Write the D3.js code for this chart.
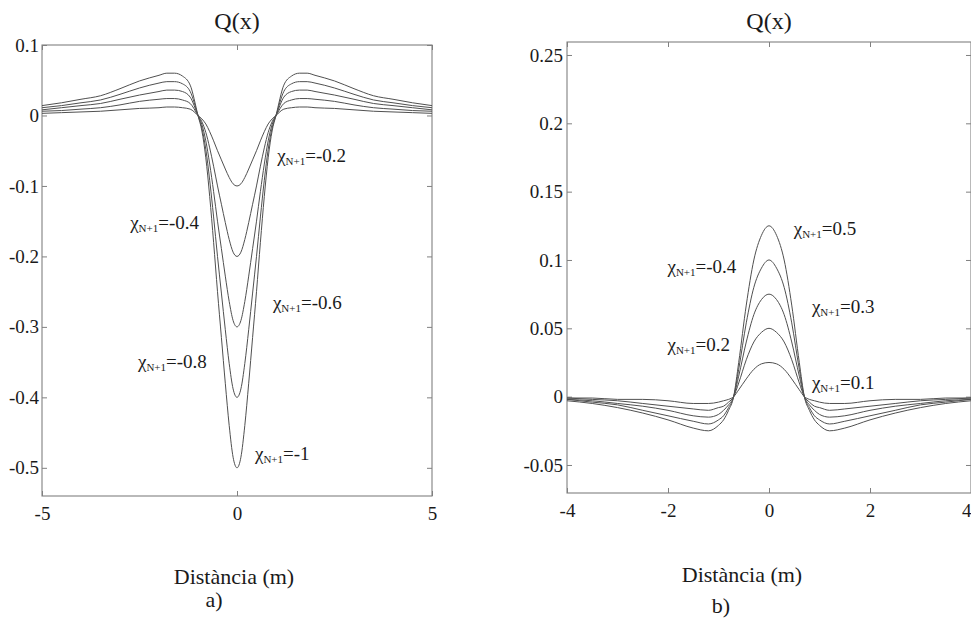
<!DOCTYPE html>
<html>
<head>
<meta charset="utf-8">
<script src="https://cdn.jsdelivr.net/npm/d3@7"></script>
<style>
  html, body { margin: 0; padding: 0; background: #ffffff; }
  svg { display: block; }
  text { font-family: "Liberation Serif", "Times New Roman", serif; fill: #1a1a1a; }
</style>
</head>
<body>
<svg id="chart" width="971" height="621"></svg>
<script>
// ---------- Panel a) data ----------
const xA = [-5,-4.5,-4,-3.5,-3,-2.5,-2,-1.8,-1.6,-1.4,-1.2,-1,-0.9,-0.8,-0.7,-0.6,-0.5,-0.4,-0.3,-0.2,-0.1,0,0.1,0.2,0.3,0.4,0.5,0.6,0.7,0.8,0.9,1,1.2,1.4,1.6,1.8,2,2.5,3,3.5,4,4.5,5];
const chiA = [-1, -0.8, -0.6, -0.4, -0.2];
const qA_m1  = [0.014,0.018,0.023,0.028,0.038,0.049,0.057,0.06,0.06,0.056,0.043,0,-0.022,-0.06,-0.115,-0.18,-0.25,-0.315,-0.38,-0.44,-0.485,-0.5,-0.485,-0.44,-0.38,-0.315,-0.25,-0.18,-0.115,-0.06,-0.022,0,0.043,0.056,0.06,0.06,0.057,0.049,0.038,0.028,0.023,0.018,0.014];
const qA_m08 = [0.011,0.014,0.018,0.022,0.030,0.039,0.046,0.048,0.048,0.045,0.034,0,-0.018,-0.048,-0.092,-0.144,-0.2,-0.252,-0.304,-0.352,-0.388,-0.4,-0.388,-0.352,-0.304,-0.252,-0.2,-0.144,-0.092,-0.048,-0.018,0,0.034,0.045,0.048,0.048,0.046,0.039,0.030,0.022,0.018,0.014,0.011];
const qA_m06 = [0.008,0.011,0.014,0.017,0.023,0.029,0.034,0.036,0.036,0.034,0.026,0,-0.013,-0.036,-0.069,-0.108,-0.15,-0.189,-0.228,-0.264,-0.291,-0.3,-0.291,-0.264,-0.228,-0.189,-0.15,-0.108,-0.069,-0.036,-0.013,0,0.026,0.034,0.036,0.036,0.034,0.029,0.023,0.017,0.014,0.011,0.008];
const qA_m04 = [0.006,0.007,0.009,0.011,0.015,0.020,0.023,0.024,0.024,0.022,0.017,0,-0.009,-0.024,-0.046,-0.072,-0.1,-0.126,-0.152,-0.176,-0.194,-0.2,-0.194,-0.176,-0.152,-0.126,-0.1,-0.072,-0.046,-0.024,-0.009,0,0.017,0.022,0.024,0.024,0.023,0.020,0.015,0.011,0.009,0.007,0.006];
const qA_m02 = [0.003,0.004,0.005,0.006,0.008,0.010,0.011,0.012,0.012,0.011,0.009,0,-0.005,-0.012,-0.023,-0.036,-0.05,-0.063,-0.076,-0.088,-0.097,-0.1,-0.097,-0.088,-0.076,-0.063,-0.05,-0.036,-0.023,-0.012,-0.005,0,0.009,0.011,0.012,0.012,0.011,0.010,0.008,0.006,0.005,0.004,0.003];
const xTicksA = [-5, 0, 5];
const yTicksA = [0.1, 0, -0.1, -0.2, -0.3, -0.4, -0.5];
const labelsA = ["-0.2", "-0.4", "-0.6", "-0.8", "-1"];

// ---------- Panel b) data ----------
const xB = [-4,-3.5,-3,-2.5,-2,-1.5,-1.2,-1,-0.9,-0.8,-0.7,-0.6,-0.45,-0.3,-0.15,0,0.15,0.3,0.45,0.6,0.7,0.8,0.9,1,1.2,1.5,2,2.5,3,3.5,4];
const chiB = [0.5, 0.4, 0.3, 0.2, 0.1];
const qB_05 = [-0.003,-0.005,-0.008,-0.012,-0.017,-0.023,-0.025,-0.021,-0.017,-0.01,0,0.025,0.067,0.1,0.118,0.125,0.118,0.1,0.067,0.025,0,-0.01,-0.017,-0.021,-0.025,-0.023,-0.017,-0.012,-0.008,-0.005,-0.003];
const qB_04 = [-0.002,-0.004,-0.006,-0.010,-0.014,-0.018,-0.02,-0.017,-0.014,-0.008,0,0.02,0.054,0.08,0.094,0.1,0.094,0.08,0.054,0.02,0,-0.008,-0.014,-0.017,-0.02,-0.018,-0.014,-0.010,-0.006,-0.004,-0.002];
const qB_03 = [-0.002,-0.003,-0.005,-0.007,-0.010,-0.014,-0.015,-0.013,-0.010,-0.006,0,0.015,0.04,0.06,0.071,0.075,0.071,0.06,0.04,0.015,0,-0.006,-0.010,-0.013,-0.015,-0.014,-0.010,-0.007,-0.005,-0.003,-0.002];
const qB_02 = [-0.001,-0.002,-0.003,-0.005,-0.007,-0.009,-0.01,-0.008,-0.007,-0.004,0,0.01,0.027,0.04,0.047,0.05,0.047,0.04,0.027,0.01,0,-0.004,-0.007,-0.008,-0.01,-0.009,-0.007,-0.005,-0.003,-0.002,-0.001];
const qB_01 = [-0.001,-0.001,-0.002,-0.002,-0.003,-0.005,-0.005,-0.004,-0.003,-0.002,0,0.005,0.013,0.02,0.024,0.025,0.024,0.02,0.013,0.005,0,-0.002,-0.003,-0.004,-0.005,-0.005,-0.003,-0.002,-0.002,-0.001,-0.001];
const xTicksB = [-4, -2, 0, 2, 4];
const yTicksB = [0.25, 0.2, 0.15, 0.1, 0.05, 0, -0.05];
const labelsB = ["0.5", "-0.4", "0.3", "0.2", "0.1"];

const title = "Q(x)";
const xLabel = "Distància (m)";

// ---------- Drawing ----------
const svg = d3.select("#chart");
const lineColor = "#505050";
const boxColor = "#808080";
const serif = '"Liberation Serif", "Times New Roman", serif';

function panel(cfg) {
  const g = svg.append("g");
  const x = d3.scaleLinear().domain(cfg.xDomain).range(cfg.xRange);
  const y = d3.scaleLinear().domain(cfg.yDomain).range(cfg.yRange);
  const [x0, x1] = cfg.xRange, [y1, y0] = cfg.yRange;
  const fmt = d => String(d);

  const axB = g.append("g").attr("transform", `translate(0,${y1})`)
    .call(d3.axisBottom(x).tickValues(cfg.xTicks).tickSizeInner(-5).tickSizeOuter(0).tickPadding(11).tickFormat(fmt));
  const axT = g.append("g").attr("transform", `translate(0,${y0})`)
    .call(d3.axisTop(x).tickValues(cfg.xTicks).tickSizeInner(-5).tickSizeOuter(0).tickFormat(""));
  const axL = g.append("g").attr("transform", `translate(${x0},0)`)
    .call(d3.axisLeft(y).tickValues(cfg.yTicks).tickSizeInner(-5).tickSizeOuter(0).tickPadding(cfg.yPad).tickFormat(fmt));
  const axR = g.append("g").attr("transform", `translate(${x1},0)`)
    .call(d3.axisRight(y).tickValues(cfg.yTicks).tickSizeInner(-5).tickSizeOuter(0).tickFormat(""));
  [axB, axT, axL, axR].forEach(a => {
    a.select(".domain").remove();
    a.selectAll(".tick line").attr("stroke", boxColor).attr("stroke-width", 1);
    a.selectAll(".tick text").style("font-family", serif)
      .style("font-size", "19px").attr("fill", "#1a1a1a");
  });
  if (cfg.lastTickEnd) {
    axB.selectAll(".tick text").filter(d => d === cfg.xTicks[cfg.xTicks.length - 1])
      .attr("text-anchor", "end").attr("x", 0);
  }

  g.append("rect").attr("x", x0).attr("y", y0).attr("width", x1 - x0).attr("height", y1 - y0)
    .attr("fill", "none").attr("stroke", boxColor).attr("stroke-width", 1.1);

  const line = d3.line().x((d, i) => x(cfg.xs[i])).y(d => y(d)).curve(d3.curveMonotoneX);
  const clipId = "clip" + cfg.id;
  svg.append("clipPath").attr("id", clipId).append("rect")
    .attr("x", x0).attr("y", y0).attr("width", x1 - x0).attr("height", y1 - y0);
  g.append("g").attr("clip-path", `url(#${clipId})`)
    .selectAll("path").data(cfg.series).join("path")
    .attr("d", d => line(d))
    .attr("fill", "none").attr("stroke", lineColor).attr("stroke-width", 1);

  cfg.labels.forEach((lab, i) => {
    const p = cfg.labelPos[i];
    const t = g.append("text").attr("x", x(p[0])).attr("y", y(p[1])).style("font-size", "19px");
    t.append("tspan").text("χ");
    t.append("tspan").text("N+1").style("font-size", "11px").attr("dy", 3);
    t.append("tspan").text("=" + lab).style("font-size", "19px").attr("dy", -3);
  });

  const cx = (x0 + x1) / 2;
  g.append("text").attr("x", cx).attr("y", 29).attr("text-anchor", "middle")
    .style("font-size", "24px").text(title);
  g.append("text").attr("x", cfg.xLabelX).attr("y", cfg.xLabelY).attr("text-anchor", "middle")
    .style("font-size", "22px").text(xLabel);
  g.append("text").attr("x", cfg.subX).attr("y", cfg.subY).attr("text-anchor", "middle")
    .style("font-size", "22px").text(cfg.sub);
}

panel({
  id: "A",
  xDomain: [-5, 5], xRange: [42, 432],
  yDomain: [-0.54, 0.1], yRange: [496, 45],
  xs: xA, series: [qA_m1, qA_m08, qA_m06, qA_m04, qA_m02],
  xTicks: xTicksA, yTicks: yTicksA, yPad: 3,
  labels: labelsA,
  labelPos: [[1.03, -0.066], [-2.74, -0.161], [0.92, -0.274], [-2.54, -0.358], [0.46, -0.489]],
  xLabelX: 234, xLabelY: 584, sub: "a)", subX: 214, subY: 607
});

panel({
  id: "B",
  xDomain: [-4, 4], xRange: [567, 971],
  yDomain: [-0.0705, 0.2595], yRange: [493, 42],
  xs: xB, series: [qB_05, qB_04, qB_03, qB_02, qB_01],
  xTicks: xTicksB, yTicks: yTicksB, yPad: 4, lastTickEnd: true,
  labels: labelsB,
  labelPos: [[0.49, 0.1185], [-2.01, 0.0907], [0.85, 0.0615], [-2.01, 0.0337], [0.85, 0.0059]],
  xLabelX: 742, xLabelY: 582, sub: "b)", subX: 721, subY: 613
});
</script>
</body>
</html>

*YOUR GOAL*
Show the lines from the data above that contain the string "chart".

*RESULT OF THIS TASK*
Write the D3.js code for this chart.
<svg id="chart" width="971" height="621"></svg>
const svg = d3.select("#chart");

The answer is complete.